-- Begin --

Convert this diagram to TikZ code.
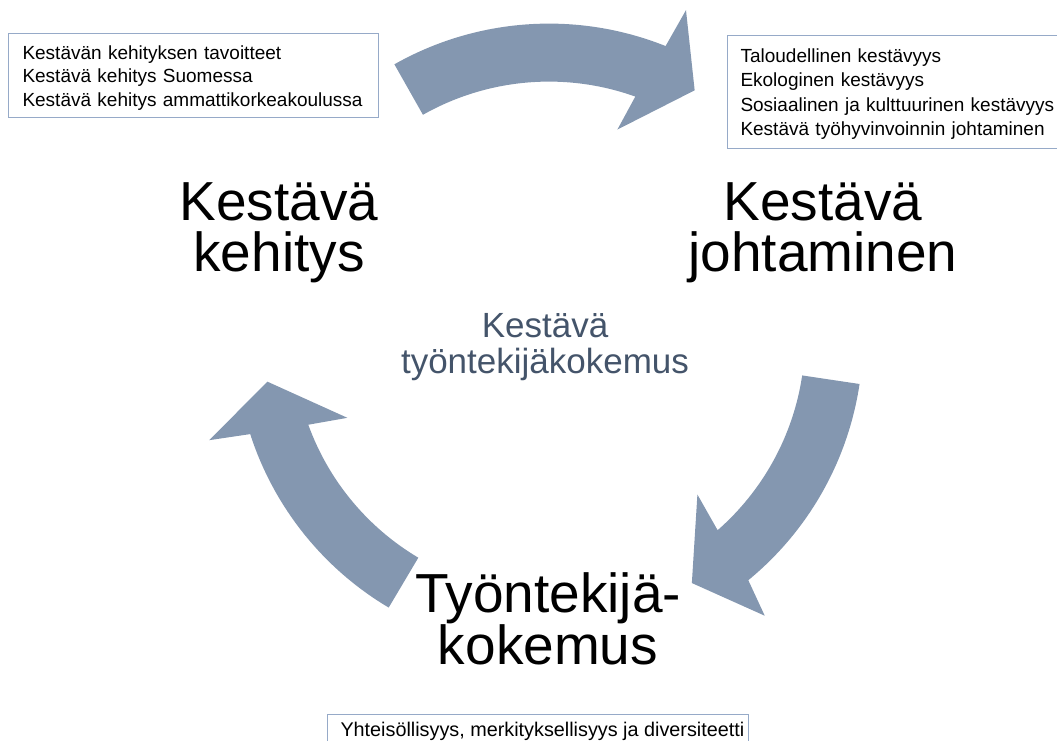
\documentclass[tikz,border=0pt]{standalone}
\usepackage{fontspec}
\setmainfont{Liberation Sans}
\definecolor{arrowblue}{RGB}{132,151,176}
\definecolor{boxline}{RGB}{150,170,200}
\definecolor{slate}{RGB}{68,84,106}
\begin{document}
\begin{tikzpicture}[x=1pt,y=1pt,
  cyc/.style={fill=arrowblue, draw=none},
  infobox/.style={draw=boxline, line width=1pt, anchor=north west, inner xsep=14pt, inner ysep=0pt, align=left, font=\fontsize{19}{23.5}\selectfont},
  bigtext/.style={align=center, font=\fontsize{55}{51}\selectfont, inner sep=0pt, anchor=base},
  midtext/.style={align=center, text=slate, font=\fontsize{35}{36}\selectfont, inner sep=0pt, anchor=base}]
\useasboundingbox (0,0) rectangle (1057,741);
\clip (0,0) rectangle (1057,741);
\coordinate (C) at (549,403.4);
% top arrow
\fill[cyc, shift={(C)}] (119.5:314) arc[start angle=119.5, end angle=68.2, radius=314]
  -- (67.3:355) -- (59.5:287) -- (71.8:219) -- (70.3:256)
  arc[start angle=70.3, end angle=119.5, radius=256] -- cycle;
% right arrow
\fill[cyc, shift={(C)}] (-8.5:314) arc[start angle=-8.5, end angle=-50.6, radius=314]
  -- (-52.2:352) -- (-59.8:284) -- (-46.6:216) -- (-48.8:256)
  arc[start angle=-48.8, end angle=-8.5, radius=256] -- cycle;
% left arrow
\fill[cyc, shift={(C)}] (239.3:314) arc[start angle=239.3, end angle=197.9, radius=314]
  -- (196.8:355) -- (188.9:285) -- (201.7:217) -- (199.9:256)
  arc[start angle=199.9, end angle=239.3, radius=256] -- cycle;
% info boxes
\node[infobox, text width=342pt] (b1) at (8,708)
  {\rule{0pt}{26pt}Kestävän kehityksen tavoitteet\\Kestävä kehitys Suomessa\\Kestävä kehitys ammattikorkeakoulussa\rule[-10.7pt]{0pt}{10.7pt}};
\node[infobox, text width=340pt, inner xsep=13pt, font=\fontsize{19}{24.5}\selectfont] (b2) at (727,706)
  {\rule{0pt}{27pt}Taloudellinen kestävyys\\Ekologinen kestävyys\\Sosiaalinen ja kulttuurinen kestävyys\\Kestävä työhyvinvoinnin johtaminen\rule[-12.5pt]{0pt}{12.5pt}};
\node[infobox, inner xsep=0pt, font=\fontsize{19.8}{24}\selectfont] (b3) at (327,27)
  {\rule{0pt}{22pt}\hspace*{13pt}Yhteisöllisyys, merkityksellisyys ja diversiteetti\hspace*{4pt}\rule[-12pt]{0pt}{12pt}};
% labels (anchor base = baseline of the last line)
\node[bigtext] (kk) at (279,469) {Kestävä\\kehitys};
\node[bigtext] (kj) at (823,469) {Kestävä\\johtaminen};
\node[bigtext] (tk) at (548,76) {Työntekijä-\\kokemus};
\node[midtext] (kt) at (545,367) {Kestävä\\työntekijäkokemus};
\end{tikzpicture}
\end{document}
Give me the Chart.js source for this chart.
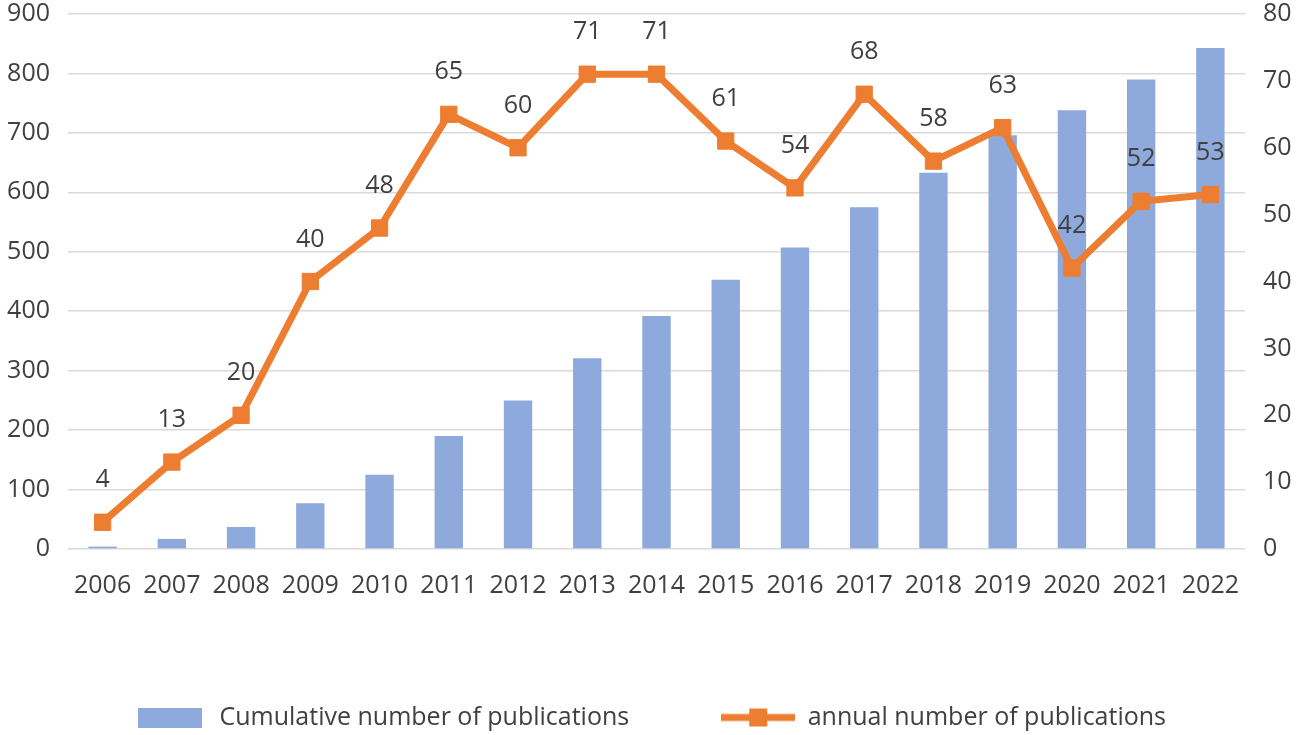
<!DOCTYPE html>
<html>
<head>
<meta charset="utf-8">
<script src="https://cdn.jsdelivr.net/npm/chart.js@4"></script>
<style>
html,body{margin:0;padding:0;background:#fff;}
#wrap{width:1299px;height:735px;position:relative;}
</style>
</head>
<body>
<div id="wrap"><canvas id="c"></canvas></div>
<script>
const years = ['2006','2007','2008','2009','2010','2011','2012','2013','2014','2015','2016','2017','2018','2019','2020','2021','2022'];
const cumulative = [4,17,37,77,125,190,250,321,392,453,507,575,633,696,738,790,843];
const annual = [4,13,20,40,48,65,60,71,71,61,54,68,58,63,42,52,53];
const leftTicks = [0,100,200,300,400,500,600,700,800,900];
const rightTicks = [0,10,20,30,40,50,60,70,80];

const BLUE = '#8EA9DB';
const ORANGE = '#ED7D31';
const TEXT = '#404040';
const FONT = "'Open Sans', 'Liberation Sans', sans-serif";

function makeBarIcon(){
  const c = document.createElement('canvas'); c.width = 64; c.height = 20;
  const x = c.getContext('2d'); x.fillStyle = BLUE; x.fillRect(0,0,64,20); return c;
}
function makeLineIcon(){
  const c = document.createElement('canvas'); c.width = 74; c.height = 22;
  const x = c.getContext('2d');
  x.strokeStyle = ORANGE; x.lineWidth = 7; x.beginPath(); x.moveTo(0,11); x.lineTo(74,11); x.stroke();
  x.fillStyle = ORANGE; x.fillRect(28,2,18,18); return c;
}
const icons = [makeBarIcon(), makeLineIcon()];

const dataLabels = {
  id: 'dataLabels',
  afterDatasetsDraw(chart){
    const meta = chart.getDatasetMeta(1);
    const ctx = chart.ctx;
    ctx.save();
    ctx.font = "25px " + FONT;
    ctx.fillStyle = TEXT;
    ctx.textAlign = 'center';
    ctx.textBaseline = 'middle';
    meta.data.forEach((pt, i) => {
      ctx.fillText(String(annual[i]), pt.x, pt.y - 42);
    });
    ctx.restore();
  }
};

function fixVertical(width){
  return function(scale){
    scale.width = width;
    scale.paddingTop = 0;
    scale.paddingBottom = 0;
  };
}

new Chart(document.getElementById('c'), {
  data: {
    labels: years,
    datasets: [
      {
        type: 'bar',
        label: 'Cumulative number of publications',
        data: cumulative,
        backgroundColor: BLUE,
        borderWidth: 0,
        yAxisID: 'y',
        order: 2,
        categoryPercentage: 1.0,
        barPercentage: 0.41
      },
      {
        type: 'line',
        label: 'annual number of publications',
        data: annual,
        borderColor: ORANGE,
        backgroundColor: ORANGE,
        borderWidth: 7,
        pointStyle: 'rect',
        pointRadius: 11.5,
        pointHoverRadius: 11.5,
        pointBorderWidth: 1,
        pointBackgroundColor: ORANGE,
        pointBorderColor: ORANGE,
        tension: 0,
        yAxisID: 'y1',
        order: 1
      }
    ]
  },
  options: {
    responsive: true,
    maintainAspectRatio: false,
    animation: false,
    devicePixelRatio: 1,
    layout: { autoPadding: false, padding: { top: 14, bottom: -5, left: 0, right: 0 } },
    plugins: {
      tooltip: { enabled: false },
      legend: {
        position: 'bottom',
        labels: {
          usePointStyle: true,
          pointStyleWidth: 74,
          boxHeight: 22,
          padding: 92,
          color: TEXT,
          font: { size: 25, family: FONT },
          sort: (a, b) => a.datasetIndex - b.datasetIndex,
          generateLabels(chart){
            const items = Chart.defaults.plugins.legend.labels.generateLabels(chart);
            items.forEach((it) => { it.pointStyle = icons[it.datasetIndex]; });
            return items;
          }
        }
      }
    },
    scales: {
      x: {
        offset: true,
        grid: { display: false, drawTicks: false },
        border: { display: false },
        ticks: { color: TEXT, font: { size: 25, family: FONT }, padding: 22, maxRotation: 0, autoSkip: false },
        afterFit(scale){ scale.height = 64; }
      },
      y: {
        position: 'left',
        min: 0, max: 900,
        afterBuildTicks(scale){ scale.ticks = leftTicks.map(v => ({ value: v })); },
        grid: { color: '#D9D9D9', lineWidth: 1.5, drawTicks: false },
        border: { display: false },
        ticks: { color: TEXT, font: { size: 25, family: FONT }, padding: 18 },
        afterFit: fixVertical(68)
      },
      y1: {
        position: 'right',
        min: 0, max: 80,
        afterBuildTicks(scale){ scale.ticks = rightTicks.map(v => ({ value: v })); },
        grid: { display: false, drawTicks: false },
        border: { display: false },
        ticks: { color: TEXT, font: { size: 25, family: FONT }, padding: 18 },
        afterFit: fixVertical(54)
      }
    }
  },
  plugins: [dataLabels]
});
</script>
</body>
</html>
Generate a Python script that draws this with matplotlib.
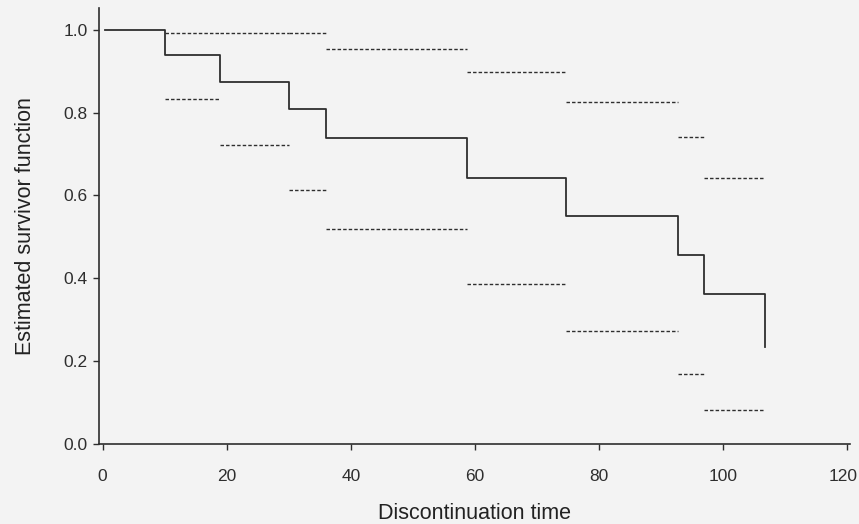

-- End --

Check every line of the data, and copy the ones that contain "this".

Convert this diagram to TikZ code.
Give me the Chart.js source for this chart.
Generate a Python script that draws this with matplotlib.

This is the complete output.